During a conversation this week with the GAL in what turned out to be an unrelated matter, the GAL made the mistake of asking us “What is our problem.” Well, she did not like the answer. I began to detail where I saw her inaction has caused the child to miss services she had a right to have. The GAL would give an excuse and I would follow with a reason that excuse is not valid. She got rather angry. She stated again “I am not your attorney.” to which I replied, “No, your {insert child’s name} attorney and you have done nothing.” She then stated that she did more for the children than she did for her other clients. I followed with I feel sorry for her other clients. The conversation when downhill from there.

The point lost on these people is that nothing I have asked for is for myself. Why do they think that this would be a valid argument. No you are not my attorney you are the child’s. Do your job and get the child what they need.

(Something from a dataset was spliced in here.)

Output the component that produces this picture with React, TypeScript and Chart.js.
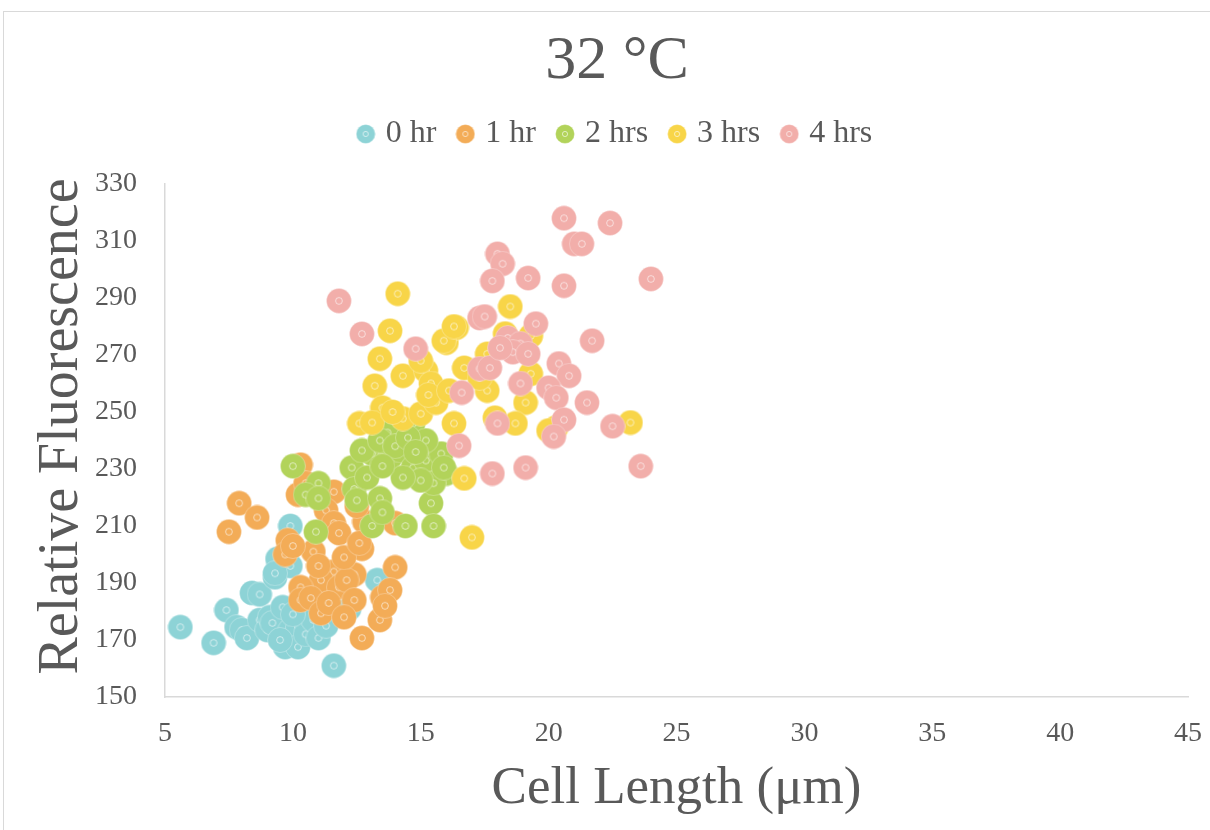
import React, { useEffect, useRef } from 'react';
import { Chart, registerables } from 'chart.js';

Chart.register(...registerables);

const chartTitle = '32 °C';
const xTitle = 'Cell Length (μm)';
const yTitle = 'Relative Fluorescence';
const seriesNames = ['0 hr', '1 hr', '2 hrs', '3 hrs', '4 hrs'];
const seriesColors = ['#8DD3D6', '#F3AC57', '#B2D35A', '#F8D548', '#F2AEAA'];

const hr0: number[][] = [
  [5.6, 174.5], [6.9, 169], [7.4, 180.5], [8.4, 186.5], [8.7, 186], [9.3, 192], [9.4, 198.5], [9.9, 210],
  [7.8, 174.5], [8.0, 173.5], [8.2, 170.7], [8.7, 177], [9.0, 173.5], [9.1, 178], [9.2, 176], [9.6, 181.5],
  [9.7, 167.5], [9.9, 173.5], [10.2, 174.5], [10.2, 167.5], [10.5, 172], [10.8, 177], [11.0, 170.7],
  [11.3, 175], [11.6, 161], [12.2, 181], [13.3, 191], [9.5, 170], [10.0, 179], [9.9, 196], [9.3, 193.4],
];
const hr1: number[][] = [
  [7.9, 218], [8.6, 213], [7.5, 208], [10.3, 231.5], [10.2, 221], [11.6, 222], [11.3, 215.5], [11.6, 211],
  [11.8, 207.5], [9.8, 205], [9.7, 200], [10.8, 201], [12.7, 202], [14.0, 195.5], [12.4, 193], [11.6, 194],
  [11.1, 191], [10.3, 188.5], [10.3, 184], [10.7, 184.7], [11.1, 179.4], [11.8, 188.5], [12.1, 191],
  [12.4, 184], [13.5, 185], [13.8, 187.5], [13.4, 177], [12.7, 170.7], [12.8, 211.5], [10.0, 203],
  [11.0, 196], [12.0, 199], [11.4, 183], [12.0, 178], [13.6, 182], [14.0, 211], [12.5, 217], [10.5, 225],
  [12.6, 204],
];
const hr2: number[][] = [
  [10.0, 231], [11.0, 225], [10.5, 221], [11.0, 219.7], [10.9, 208], [12.3, 230.5], [12.4, 223], [12.5, 219],
  [13.4, 219.7], [13.1, 210], [13.5, 214.8], [14.4, 210], [15.4, 218], [15.5, 210], [13.7, 242.8],
  [14.7, 246], [13.1, 235.4], [13.8, 234], [14.2, 236.5], [14.7, 230.5], [15.2, 233], [15.8, 235.4],
  [16.0, 228.4], [15.5, 225], [15.0, 226], [14.3, 227], [12.9, 227], [12.7, 236.5], [13.4, 240],
  [15.2, 240], [15.9, 230.5], [14.0, 238], [14.5, 241], [13.5, 231], [14.8, 236],
];
const hr3: number[][] = [
  [14.1, 291.5], [13.8, 278.5], [13.4, 268.7], [14.3, 262.7], [13.2, 259.2], [13.5, 251.5], [12.6, 246],
  [13.1, 246.3], [14.3, 247.7], [15.0, 249.4], [15.2, 264.5], [15.4, 260], [15.6, 253.3], [16.3, 246],
  [16.0, 274.3], [16.4, 279.6], [16.7, 265.5], [17.6, 270.4], [17.6, 257.5], [18.5, 287], [18.3, 277.5],
  [19.3, 276.7], [19.3, 263.4], [19.1, 253.3], [18.7, 246], [16.7, 226.7], [20.3, 244.6], [23.2, 246.3],
  [20.0, 243.5], [17.0, 206], [15.9, 275], [16.3, 280], [13.9, 250], [15.3, 256], [17.3, 262],
  [15.0, 268], [17.9, 248], [16.1, 257.5],
];
const hr4: number[][] = [
  [20.6, 318], [22.4, 316.3], [21.0, 309], [21.3, 309], [18.0, 305.5], [18.2, 302], [17.8, 296], [19.2, 297],
  [20.6, 294.3], [24.0, 296.7], [17.3, 283], [17.5, 283.5], [19.5, 281], [18.4, 276], [18.9, 274],
  [18.6, 271], [19.2, 270.4], [21.7, 275], [17.3, 265.2], [17.7, 265.5], [20.4, 267], [20.8, 262.7],
  [18.9, 260], [20.0, 258.5], [20.3, 255], [16.6, 256.8], [21.5, 253.3], [20.6, 247.3], [18.0, 246],
  [20.2, 241.4], [22.5, 245], [16.5, 238.2], [17.8, 228.4], [19.1, 230.5], [23.6, 231], [11.8, 289],
  [12.7, 277.4], [14.8, 272.2], [18.1, 272.5],
];
const seriesData = [hr0, hr1, hr2, hr3, hr4];

const xMin = 5, xMax = 45, xStep = 5;
const yMin = 150, yMax = 330, yStep = 20;

const FONT = "'Liberation Serif', 'Times New Roman', serif";
const TEXT = '#595959';

function makeMarker(color: string, size: number): HTMLCanvasElement {
  const c = document.createElement('canvas');
  c.width = size;
  c.height = size;
  const ctx = c.getContext('2d')!;
  const r = size / 2;
  ctx.beginPath();
  ctx.arc(r, r, r - 0.5, 0, Math.PI * 2);
  ctx.fillStyle = color;
  ctx.fill();
  ctx.lineWidth = 1;
  ctx.strokeStyle = 'rgba(255,255,255,0.3)';
  ctx.stroke();
  ctx.beginPath();
  ctx.arc(r, r, size * 0.13, 0, Math.PI * 2);
  ctx.strokeStyle = 'rgba(255,255,255,0.6)';
  ctx.lineWidth = 1;
  ctx.stroke();
  return c;
}

export default function App() {
  const ref = useRef<HTMLCanvasElement | null>(null);

  useEffect(() => {
    if (!ref.current) return;
    const pointImgs = seriesColors.map((c) => makeMarker(c, 26));
    const legendImgs = seriesColors.map((c) => makeMarker(c, 20));

    const chart = new Chart(ref.current, {
      type: 'scatter',
      data: {
        datasets: seriesNames.map((name, i) => ({
          label: name,
          data: seriesData[i].map(([x, y]) => ({ x, y })),
          backgroundColor: seriesColors[i],
          borderColor: seriesColors[i],
          pointStyle: pointImgs[i] as any,
          pointRadius: 13,
          order: seriesNames.length - 1 - i,
        })),
      },
      options: {
        responsive: false,
        animation: false,
        layout: { padding: { left: 46, right: 22, top: 0, bottom: 0 } },
        plugins: {
          tooltip: { enabled: false },
          title: {
            display: true,
            text: chartTitle,
            color: TEXT,
            font: { family: FONT, size: 62, weight: 'normal' as any, lineHeight: 1 },
            padding: { top: 31, bottom: 0 },
          },
          subtitle: {
            display: true,
            text: '',
            weight: 500,
            font: { size: 10 },
            padding: { top: 12, bottom: 0 },
          } as any,
          legend: {
            display: true,
            position: 'top',
            labels: {
              usePointStyle: true,
              boxWidth: 8,
              boxHeight: 20,
              padding: 25,
              color: TEXT,
              font: { family: FONT, size: 32 },
              sort: (a: any, b: any) => a.datasetIndex - b.datasetIndex,
              generateLabels: (ch: any) => {
                const items = Chart.defaults.plugins.legend.labels.generateLabels(ch);
                return items.map((it: any) => ({ ...it, pointStyle: legendImgs[it.datasetIndex] }));
              },
            },
          },
        },
        scales: {
          x: {
            type: 'linear',
            min: xMin,
            max: xMax,
            afterFit: (s: any) => { s.height = 133; s.paddingLeft = 0; s.paddingRight = 0; },
            ticks: { stepSize: xStep, color: TEXT, font: { family: FONT, size: 28 }, padding: 20 },
            grid: { display: false, drawTicks: false },
            border: { display: true, color: '#d9d9d9', width: 1.5 },
            title: {
              display: true,
              text: xTitle,
              color: TEXT,
              font: { family: FONT, size: 53, lineHeight: 1 },
              padding: { top: 0, bottom: 14 },
            },
          },
          y: {
            type: 'linear',
            min: yMin,
            max: yMax,
            afterFit: (s: any) => { s.width = 119; },
            ticks: { stepSize: yStep, color: TEXT, font: { family: FONT, size: 28 }, padding: 28 },
            grid: { display: false, drawTicks: false },
            border: { display: true, color: '#d9d9d9', width: 1.5 },
            title: {
              display: true,
              text: '  ' + yTitle,
              color: TEXT,
              font: { family: FONT, size: 56, lineHeight: 1 },
              padding: { top: -12, bottom: 0 },
            },
          },
        },
      },
    });
    return () => chart.destroy();
  }, []);

  return (
    <div style={{ position: 'absolute', left: 0, top: 0, width: 1210, height: 830, background: '#fff', overflow: 'hidden' }}>
      <div style={{ position: 'absolute', left: 3, top: 11, width: 1207, height: 819, borderTop: '1px solid #d9d9d9', borderLeft: '1px solid #d9d9d9' }} />
      <canvas ref={ref} width={1210} height={830} style={{ position: 'absolute', left: 0, top: 0, display: 'block' }} />
    </div>
  );
}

You are supposed to be the child’s Advocate.

“Guardian ad litem” is a lawyer appointed by the court to advocate for the best interests of a child and to ensure that the child’s concerns and preferences are effectively advocated.

What is sad is that I am told this is the norm. The GAL may have thought why put a lot of effort in to this case since as soon as a ICPC was completed the child would be going to another state and as such the child was the other state’s problem. Therefore, anything beyond getting the ICPC done could be ignored by not only the GAL but the social worker as well. (More on the social worker later.) They did not count on the foster parents actually advocating for the child. So next lesson learned, advocating for the child will be met with resistance if it means work for those who should be doing the advocating. Sad.